(TASK)
Copy exactly the lines that run from the top of the listing to the line containing "y_ticks = [0, 10, 20, 30, 40, 50, 60]", both ends included, and omit the pictures.

[Plotting code records]
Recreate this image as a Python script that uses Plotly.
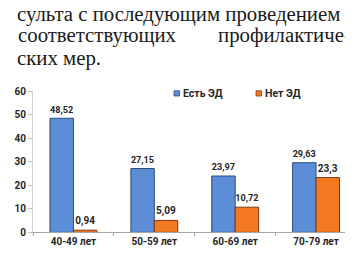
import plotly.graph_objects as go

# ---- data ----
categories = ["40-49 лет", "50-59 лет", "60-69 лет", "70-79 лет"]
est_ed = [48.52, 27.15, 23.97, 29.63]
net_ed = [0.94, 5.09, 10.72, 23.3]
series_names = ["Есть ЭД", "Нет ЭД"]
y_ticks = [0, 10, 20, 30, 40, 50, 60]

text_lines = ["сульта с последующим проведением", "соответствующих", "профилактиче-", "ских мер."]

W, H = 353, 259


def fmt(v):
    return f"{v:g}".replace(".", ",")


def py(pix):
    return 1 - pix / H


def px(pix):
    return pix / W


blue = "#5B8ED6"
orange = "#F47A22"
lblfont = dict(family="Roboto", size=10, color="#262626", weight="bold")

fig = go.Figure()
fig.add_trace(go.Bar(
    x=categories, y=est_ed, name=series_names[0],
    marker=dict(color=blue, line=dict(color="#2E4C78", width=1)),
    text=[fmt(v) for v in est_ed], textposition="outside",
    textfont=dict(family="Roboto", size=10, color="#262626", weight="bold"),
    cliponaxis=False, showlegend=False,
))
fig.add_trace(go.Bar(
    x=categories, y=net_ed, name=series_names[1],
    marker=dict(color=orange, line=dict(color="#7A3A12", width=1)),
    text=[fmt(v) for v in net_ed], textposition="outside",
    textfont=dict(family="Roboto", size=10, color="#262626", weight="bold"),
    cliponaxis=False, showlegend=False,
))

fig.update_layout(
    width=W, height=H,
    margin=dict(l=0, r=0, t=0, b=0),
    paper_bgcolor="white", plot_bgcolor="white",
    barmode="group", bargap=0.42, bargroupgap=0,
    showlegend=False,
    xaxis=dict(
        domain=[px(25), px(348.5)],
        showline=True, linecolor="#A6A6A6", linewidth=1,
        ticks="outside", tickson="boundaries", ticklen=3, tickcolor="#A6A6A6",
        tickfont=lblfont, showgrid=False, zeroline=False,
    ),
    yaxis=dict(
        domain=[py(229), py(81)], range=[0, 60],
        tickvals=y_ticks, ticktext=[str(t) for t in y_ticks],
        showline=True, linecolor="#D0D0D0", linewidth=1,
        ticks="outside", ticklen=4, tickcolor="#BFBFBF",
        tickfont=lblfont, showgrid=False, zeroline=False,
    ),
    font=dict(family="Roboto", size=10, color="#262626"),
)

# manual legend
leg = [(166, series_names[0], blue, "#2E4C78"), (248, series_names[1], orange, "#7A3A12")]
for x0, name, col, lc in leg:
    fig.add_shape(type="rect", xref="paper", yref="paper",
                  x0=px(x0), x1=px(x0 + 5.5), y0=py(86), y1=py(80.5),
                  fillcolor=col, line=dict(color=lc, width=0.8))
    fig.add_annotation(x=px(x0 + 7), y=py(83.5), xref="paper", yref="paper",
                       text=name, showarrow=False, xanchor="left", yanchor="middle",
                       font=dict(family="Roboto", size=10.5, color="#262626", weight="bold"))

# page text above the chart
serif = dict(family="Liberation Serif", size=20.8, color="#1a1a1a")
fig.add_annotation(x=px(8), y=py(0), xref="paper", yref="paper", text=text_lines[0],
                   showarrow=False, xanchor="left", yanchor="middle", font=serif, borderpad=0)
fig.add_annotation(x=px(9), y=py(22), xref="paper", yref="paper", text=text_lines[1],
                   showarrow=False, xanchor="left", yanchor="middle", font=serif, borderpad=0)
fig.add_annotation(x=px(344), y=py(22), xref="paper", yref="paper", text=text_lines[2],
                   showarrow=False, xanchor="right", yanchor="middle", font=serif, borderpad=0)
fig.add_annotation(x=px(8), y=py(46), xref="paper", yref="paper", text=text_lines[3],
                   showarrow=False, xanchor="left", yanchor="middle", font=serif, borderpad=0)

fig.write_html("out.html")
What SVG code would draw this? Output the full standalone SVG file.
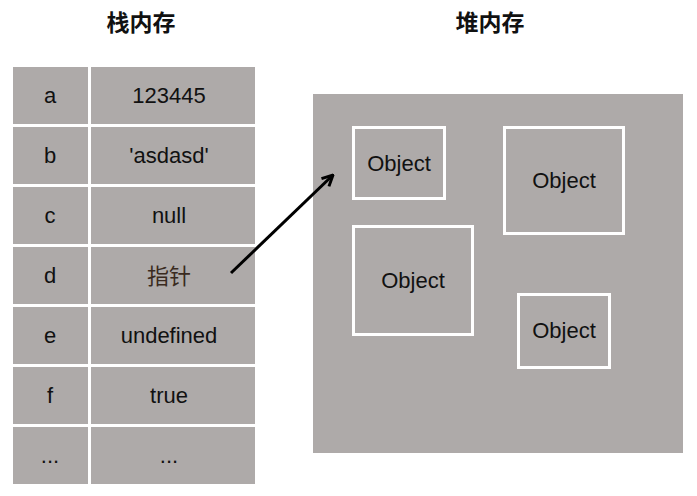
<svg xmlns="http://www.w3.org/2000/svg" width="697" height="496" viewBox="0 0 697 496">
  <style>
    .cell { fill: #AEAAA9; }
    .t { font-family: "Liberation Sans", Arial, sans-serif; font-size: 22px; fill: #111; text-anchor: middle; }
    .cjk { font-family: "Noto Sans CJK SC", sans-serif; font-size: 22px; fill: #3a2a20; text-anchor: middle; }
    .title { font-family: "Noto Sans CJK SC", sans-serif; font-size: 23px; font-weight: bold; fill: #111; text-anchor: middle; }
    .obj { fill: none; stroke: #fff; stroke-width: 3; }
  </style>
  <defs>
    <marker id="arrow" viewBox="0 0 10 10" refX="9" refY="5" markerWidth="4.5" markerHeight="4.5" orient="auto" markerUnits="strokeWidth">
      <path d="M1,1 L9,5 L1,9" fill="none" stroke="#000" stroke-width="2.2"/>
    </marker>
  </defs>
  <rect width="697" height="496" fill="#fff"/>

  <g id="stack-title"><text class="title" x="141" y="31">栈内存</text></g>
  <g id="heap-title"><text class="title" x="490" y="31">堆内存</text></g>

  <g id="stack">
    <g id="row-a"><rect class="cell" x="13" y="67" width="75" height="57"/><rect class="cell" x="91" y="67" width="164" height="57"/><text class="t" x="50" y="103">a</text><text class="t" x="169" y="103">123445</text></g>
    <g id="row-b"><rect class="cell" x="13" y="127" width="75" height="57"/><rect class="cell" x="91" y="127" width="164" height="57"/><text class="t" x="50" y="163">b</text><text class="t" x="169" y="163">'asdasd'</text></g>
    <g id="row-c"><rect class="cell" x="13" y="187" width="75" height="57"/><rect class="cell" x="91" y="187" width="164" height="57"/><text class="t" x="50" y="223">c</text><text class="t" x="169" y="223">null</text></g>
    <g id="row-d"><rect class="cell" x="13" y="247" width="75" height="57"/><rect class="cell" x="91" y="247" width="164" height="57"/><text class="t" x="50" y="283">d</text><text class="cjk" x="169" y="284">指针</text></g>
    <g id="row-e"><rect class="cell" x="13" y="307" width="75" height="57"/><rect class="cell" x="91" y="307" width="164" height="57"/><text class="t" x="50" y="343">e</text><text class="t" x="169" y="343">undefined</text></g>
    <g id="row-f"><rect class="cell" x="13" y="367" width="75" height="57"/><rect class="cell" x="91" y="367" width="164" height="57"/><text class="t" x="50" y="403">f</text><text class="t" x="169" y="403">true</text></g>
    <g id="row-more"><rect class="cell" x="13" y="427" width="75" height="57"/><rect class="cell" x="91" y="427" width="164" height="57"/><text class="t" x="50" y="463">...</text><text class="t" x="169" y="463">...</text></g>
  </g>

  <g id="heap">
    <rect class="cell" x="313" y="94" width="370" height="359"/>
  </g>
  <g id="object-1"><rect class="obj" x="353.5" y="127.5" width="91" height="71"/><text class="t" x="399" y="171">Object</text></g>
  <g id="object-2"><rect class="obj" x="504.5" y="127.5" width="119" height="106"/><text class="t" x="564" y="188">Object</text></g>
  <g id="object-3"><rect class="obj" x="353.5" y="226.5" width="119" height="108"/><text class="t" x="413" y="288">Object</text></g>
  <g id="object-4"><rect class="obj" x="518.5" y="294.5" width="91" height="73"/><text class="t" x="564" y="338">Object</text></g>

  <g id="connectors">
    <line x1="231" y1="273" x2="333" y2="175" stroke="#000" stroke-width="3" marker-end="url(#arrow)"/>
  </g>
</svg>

(COMPLETED TASK)
Recreate this image as a Python script that uses Plotly.
import plotly.graph_objects as go

# ---- data ----
categories = ["40-49 лет", "50-59 лет", "60-69 лет", "70-79 лет"]
est_ed = [48.52, 27.15, 23.97, 29.63]
net_ed = [0.94, 5.09, 10.72, 23.3]
series_names = ["Есть ЭД", "Нет ЭД"]
y_ticks = [0, 10, 20, 30, 40, 50, 60]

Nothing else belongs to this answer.